Most markets in Asia finished weaker on Wednesday, with the exception of equities in mainland China, as investors pored through the details of the Covid-19 stimulus package approved by the European Commission on Tuesday.

In Japan, the Nikkei 225 was down 0.58% at 22,751.61, as the yen weakened 0.2% against the dollar to last trade at JPY 107.01.

Automation specialist Fanuc was up 0.12% and technology conglomerate SoftBank Group added 0.43%, while fashion firm Fast Retailing lost 0.83%.

The broader Topix index slipped 0.62% by the end of trading in Tokyo, to close at 1,572.96.

Fresh data out of Japan showed the country’s manufacturing sector as shrinking for the 13th month in a row, putting even more of a dampener on sentiment.

On the mainland, the Shanghai Composite gained 0.37% to settle at 3,333.16, and the smaller, technology-heavy Shenzhen Composite was 0.84% firmer at 2,251.43.

South Korea’s Kospi was just below the waterline, losing 0.008% to 2,228.66, while the Hang Seng Index in Hong Kong slid 2.25% to 25,097.94.

There was some positive news for traders on the Korean peninsula, as the country’s Ministry of Finance announced a cut to stock transaction taxes to 0.15% from 0.25%, on a gradual basis between now and 2023.

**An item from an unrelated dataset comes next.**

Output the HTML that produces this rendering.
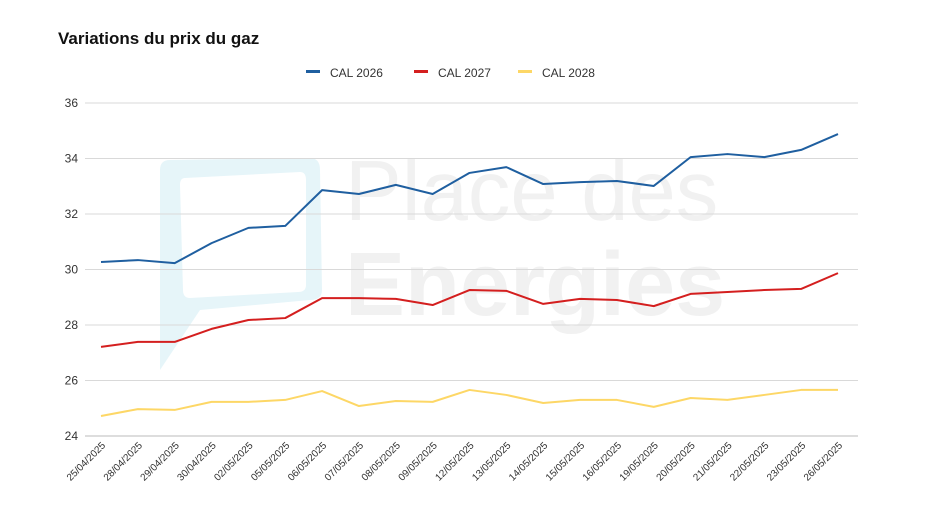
<!DOCTYPE html>
<html><head><meta charset="utf-8"><style>
body{margin:0;background:#fff;width:936px;height:526px;overflow:hidden;font-family:"Liberation Sans",Arial,sans-serif}
svg text{font-family:"Liberation Sans",Arial,sans-serif}
</style></head><body>
<svg id="chart" width="936" height="526" viewBox="0 0 936 526">
<text x="58" y="44" font-size="17" font-weight="bold" fill="#111">Variations du prix du gaz</text>
<g opacity="1">
<path d="M170 160 L310 158 Q320 158 320 170 L322 290 Q322 300 310 300 L200 310 L160 370 L160 170 Q160 160 170 160 Z" fill="#e6f5f9"/>
<path d="M185 178 L300 172 Q306 172 306 180 L306 285 Q306 292 298 292 L190 298 Q183 298 183 290 L180 185 Q180 178 185 178 Z" fill="#fff"/>
<text x="345" y="220" font-size="85" fill="#f1f1f1">Place des</text>
<text x="345" y="315" font-size="90" font-weight="bold" fill="#f1f1f1">Energies</text>
</g>
<g id="grid"></g><g id="series"></g><g id="xlabels"></g>
<g font-size="12" fill="#333">
<g><rect x="306" y="70" width="14" height="3" fill="#1f5fa0"/><text x="330" y="77">CAL 2026</text></g>
<g><rect x="414" y="70" width="14" height="3" fill="#d41f1f"/><text x="438" y="77">CAL 2027</text></g>
<g><rect x="518" y="70" width="14" height="3" fill="#fdd766"/><text x="542" y="77">CAL 2028</text></g>
</g>
</svg>
<script>
const dates=["25/04/2025","28/04/2025","29/04/2025","30/04/2025","02/05/2025","05/05/2025","06/05/2025","07/05/2025","08/05/2025","09/05/2025","12/05/2025","13/05/2025","14/05/2025","15/05/2025","16/05/2025","19/05/2025","20/05/2025","21/05/2025","22/05/2025","23/05/2025","26/05/2025"];
const cal2026=[30.27,30.34,30.23,30.95,31.50,31.57,32.86,32.72,33.05,32.72,33.48,33.69,33.08,33.15,33.19,33.01,34.05,34.16,34.05,34.31,34.88];
const cal2027=[27.21,27.39,27.39,27.86,28.18,28.25,28.97,28.97,28.94,28.72,29.26,29.23,28.76,28.94,28.90,28.68,29.12,29.19,29.26,29.30,29.87];
const cal2028=[24.72,24.97,24.94,25.23,25.23,25.30,25.62,25.08,25.26,25.23,25.66,25.48,25.19,25.30,25.30,25.05,25.37,25.30,25.48,25.66,25.66];
const yTicks=[24,26,28,30,32,34,36];
const NS="http://www.w3.org/2000/svg";
const yMin=24,yMax=36,yTop=103,yBot=436,xL=101,xR=838;
function y(v){return yBot-(v-yMin)/(yMax-yMin)*(yBot-yTop);}
function x(i){return xL+i*(xR-xL)/(dates.length-1);}
const grid=document.getElementById('grid');
yTicks.forEach(t=>{
 const l=document.createElementNS(NS,'line');
 
 
 l.setAttribute('x1',85);l.setAttribute('x2',858);l.setAttribute('y1',y(t));l.setAttribute('y2',y(t));
 l.setAttribute('stroke',t===24?'#bbb':'#d9d9d9');l.setAttribute('stroke-width','1');
 grid.appendChild(l);
 const tx=document.createElementNS(NS,'text');
 
 
 tx.setAttribute('x',78);tx.setAttribute('y',y(t)+4);tx.setAttribute('text-anchor','end');
 tx.setAttribute('font-size','12');tx.setAttribute('fill','#333');tx.textContent=t;
 grid.appendChild(tx);
});
const ser=document.getElementById('series');
[[cal2026,'#1f5fa0','line-cal-2026'],[cal2027,'#d41f1f','line-cal-2027'],[cal2028,'#fdd766','line-cal-2028']].forEach(([d,c,n])=>{
 const p=document.createElementNS(NS,'polyline');
 
 
 p.setAttribute('points',d.map((v,i)=>x(i)+','+y(v)).join(' '));
 p.setAttribute('fill','none');p.setAttribute('stroke',c);p.setAttribute('stroke-width','2');p.setAttribute('stroke-linejoin','round');
 ser.appendChild(p);
});
const xl=document.getElementById('xlabels');
dates.forEach((d,i)=>{
 const t=document.createElementNS(NS,'text');
 
 
 t.setAttribute('transform','translate('+(x(i)+5)+',446) rotate(-45)');
 t.setAttribute('text-anchor','end');t.setAttribute('font-size','10');t.setAttribute('fill','#333');
 t.textContent=d;xl.appendChild(t);
});
</script>
</body></html>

Both of the blue-chip technology stocks were weaker in Seoul, with Samsung Electronics down 1.08% and chipmaker SK Hynix off 1.07%.

The 27 member states of the European Union provided a boost to sentiment, after they reached a landmark deal over fresh Covid-19 stimulus after four straight days of talks in Brussels.

Under the deal, the European Commission will use the financial markets for the first time, to raise €750bn, which will be distributed to the most-impacted countries and sectors through both grants and loans.

“One risk point that seems to have been pushed off the headlines is the next fiscal package from the US government,” said Oanda senior Asia-Pacific market analyst Jeffrey Halley, noting that the current package, directing monetary transfers to business and individuals, effectively ends this week.

“Congressional Republicans and Democrats are far apart at this stage, and a complete breakdown in negotiations would inevitably take the gloss off the recovery rally.

“For now, however, markets seem to be pricing in that sense will prevail.

“That is not a concept we are used to from Washington DC these days, but if the European Union can do it, I guess anyone can.”

Oil prices were lower as the region went to bed, with Brent crude last down 0.84% at $43.95 per barrel, and West Texas Intermediate off 1.07% at $41.47.

In Australia, the S&P/ASX 200 was 1.32% weaker at 6,075.10, after fresh data out of Canberra showed the country’s retail sales rising 2.4% in June, as its economy reopened further.

It followed a 16.9% leap in May, although there were concerns the recovery could be dampened in July as the likes of Victoria implement fresh restrictions as new Covid-19 spikes emerge.

Across the Tasman Sea, New Zealand’s S&P/NZX 50 gave up earlier gains, closing down 0.12% at 11,722.97.

It was led lower by major exporting companies, with specialist dairy exporter A2 Milk down 1.3%, and medical device maker Fisher & Paykel Healthcare off 2%.

Both of the down under dollars were stronger on the greenback, with the Aussie last ahead 0.24% at AUD 1.3996, and the Kiwi also advancing 0.24% to NZD 1.5022.